(Data items)
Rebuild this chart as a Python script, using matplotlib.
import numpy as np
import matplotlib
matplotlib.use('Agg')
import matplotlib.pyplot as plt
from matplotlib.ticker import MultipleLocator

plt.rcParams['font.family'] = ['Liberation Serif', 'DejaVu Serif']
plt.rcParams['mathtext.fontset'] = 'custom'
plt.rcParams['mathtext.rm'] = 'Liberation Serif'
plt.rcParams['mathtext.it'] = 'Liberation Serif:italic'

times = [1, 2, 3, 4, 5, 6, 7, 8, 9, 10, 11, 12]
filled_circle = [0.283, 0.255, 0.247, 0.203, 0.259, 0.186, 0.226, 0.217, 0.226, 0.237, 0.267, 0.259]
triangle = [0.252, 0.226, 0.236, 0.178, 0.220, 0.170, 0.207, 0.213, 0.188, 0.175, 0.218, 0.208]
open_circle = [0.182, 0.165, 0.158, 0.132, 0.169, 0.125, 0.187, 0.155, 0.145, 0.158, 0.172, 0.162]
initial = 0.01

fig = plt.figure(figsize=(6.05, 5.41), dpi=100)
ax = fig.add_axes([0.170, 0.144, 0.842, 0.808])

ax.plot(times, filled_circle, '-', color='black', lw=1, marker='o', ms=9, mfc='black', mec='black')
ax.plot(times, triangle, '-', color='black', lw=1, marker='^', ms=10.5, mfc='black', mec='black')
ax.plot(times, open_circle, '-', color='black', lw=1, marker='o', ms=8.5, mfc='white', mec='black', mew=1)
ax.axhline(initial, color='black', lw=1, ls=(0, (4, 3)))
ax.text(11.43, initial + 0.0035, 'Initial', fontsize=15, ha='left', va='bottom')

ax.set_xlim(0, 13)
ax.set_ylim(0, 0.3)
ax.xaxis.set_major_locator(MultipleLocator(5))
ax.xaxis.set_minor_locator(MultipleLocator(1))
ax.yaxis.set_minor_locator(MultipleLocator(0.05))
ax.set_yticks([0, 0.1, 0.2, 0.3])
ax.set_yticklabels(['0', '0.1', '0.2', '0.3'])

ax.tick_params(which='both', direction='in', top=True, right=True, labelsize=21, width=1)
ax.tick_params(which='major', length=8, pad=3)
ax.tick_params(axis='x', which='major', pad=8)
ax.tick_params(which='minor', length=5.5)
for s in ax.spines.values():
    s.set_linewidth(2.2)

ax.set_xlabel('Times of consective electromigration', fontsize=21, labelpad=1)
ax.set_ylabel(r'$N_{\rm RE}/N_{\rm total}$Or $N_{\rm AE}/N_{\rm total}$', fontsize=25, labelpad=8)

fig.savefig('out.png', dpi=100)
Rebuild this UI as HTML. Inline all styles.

- _WHAT TO PRODUCE_: Using the data above, return each line exactly as written.

- _EXERCISE ANSWER_:
Rebuild this chart as a Python script, using matplotlib.
import numpy as np
import matplotlib
matplotlib.use('Agg')
import matplotlib.pyplot as plt
from matplotlib.ticker import MultipleLocator

plt.rcParams['font.family'] = ['Liberation Serif', 'DejaVu Serif']
plt.rcParams['mathtext.fontset'] = 'custom'
plt.rcParams['mathtext.rm'] = 'Liberation Serif'
plt.rcParams['mathtext.it'] = 'Liberation Serif:italic'

times = [1, 2, 3, 4, 5, 6, 7, 8, 9, 10, 11, 12]
filled_circle = [0.283, 0.255, 0.247, 0.203, 0.259, 0.186, 0.226, 0.217, 0.226, 0.237, 0.267, 0.259]
triangle = [0.252, 0.226, 0.236, 0.178, 0.220, 0.170, 0.207, 0.213, 0.188, 0.175, 0.218, 0.208]
open_circle = [0.182, 0.165, 0.158, 0.132, 0.169, 0.125, 0.187, 0.155, 0.145, 0.158, 0.172, 0.162]
initial = 0.01

fig = plt.figure(figsize=(6.05, 5.41), dpi=100)
ax = fig.add_axes([0.170, 0.144, 0.842, 0.808])

ax.plot(times, filled_circle, '-', color='black', lw=1, marker='o', ms=9, mfc='black', mec='black')
ax.plot(times, triangle, '-', color='black', lw=1, marker='^', ms=10.5, mfc='black', mec='black')
ax.plot(times, open_circle, '-', color='black', lw=1, marker='o', ms=8.5, mfc='white', mec='black', mew=1)
ax.axhline(initial, color='black', lw=1, ls=(0, (4, 3)))
ax.text(11.43, initial + 0.0035, 'Initial', fontsize=15, ha='left', va='bottom')

ax.set_xlim(0, 13)
ax.set_ylim(0, 0.3)
ax.xaxis.set_major_locator(MultipleLocator(5))
ax.xaxis.set_minor_locator(MultipleLocator(1))
ax.yaxis.set_minor_locator(MultipleLocator(0.05))
ax.set_yticks([0, 0.1, 0.2, 0.3])
ax.set_yticklabels(['0', '0.1', '0.2', '0.3'])

ax.tick_params(which='both', direction='in', top=True, right=True, labelsize=21, width=1)
ax.tick_params(which='major', length=8, pad=3)
ax.tick_params(axis='x', which='major', pad=8)
ax.tick_params(which='minor', length=5.5)
for s in ax.spines.values():
    s.set_linewidth(2.2)

ax.set_xlabel('Times of consective electromigration', fontsize=21, labelpad=1)
ax.set_ylabel(r'$N_{\rm RE}/N_{\rm total}$Or $N_{\rm AE}/N_{\rm total}$', fontsize=25, labelpad=8)

fig.savefig('out.png', dpi=100)
Rebuild this UI as HTML. Inline all styles.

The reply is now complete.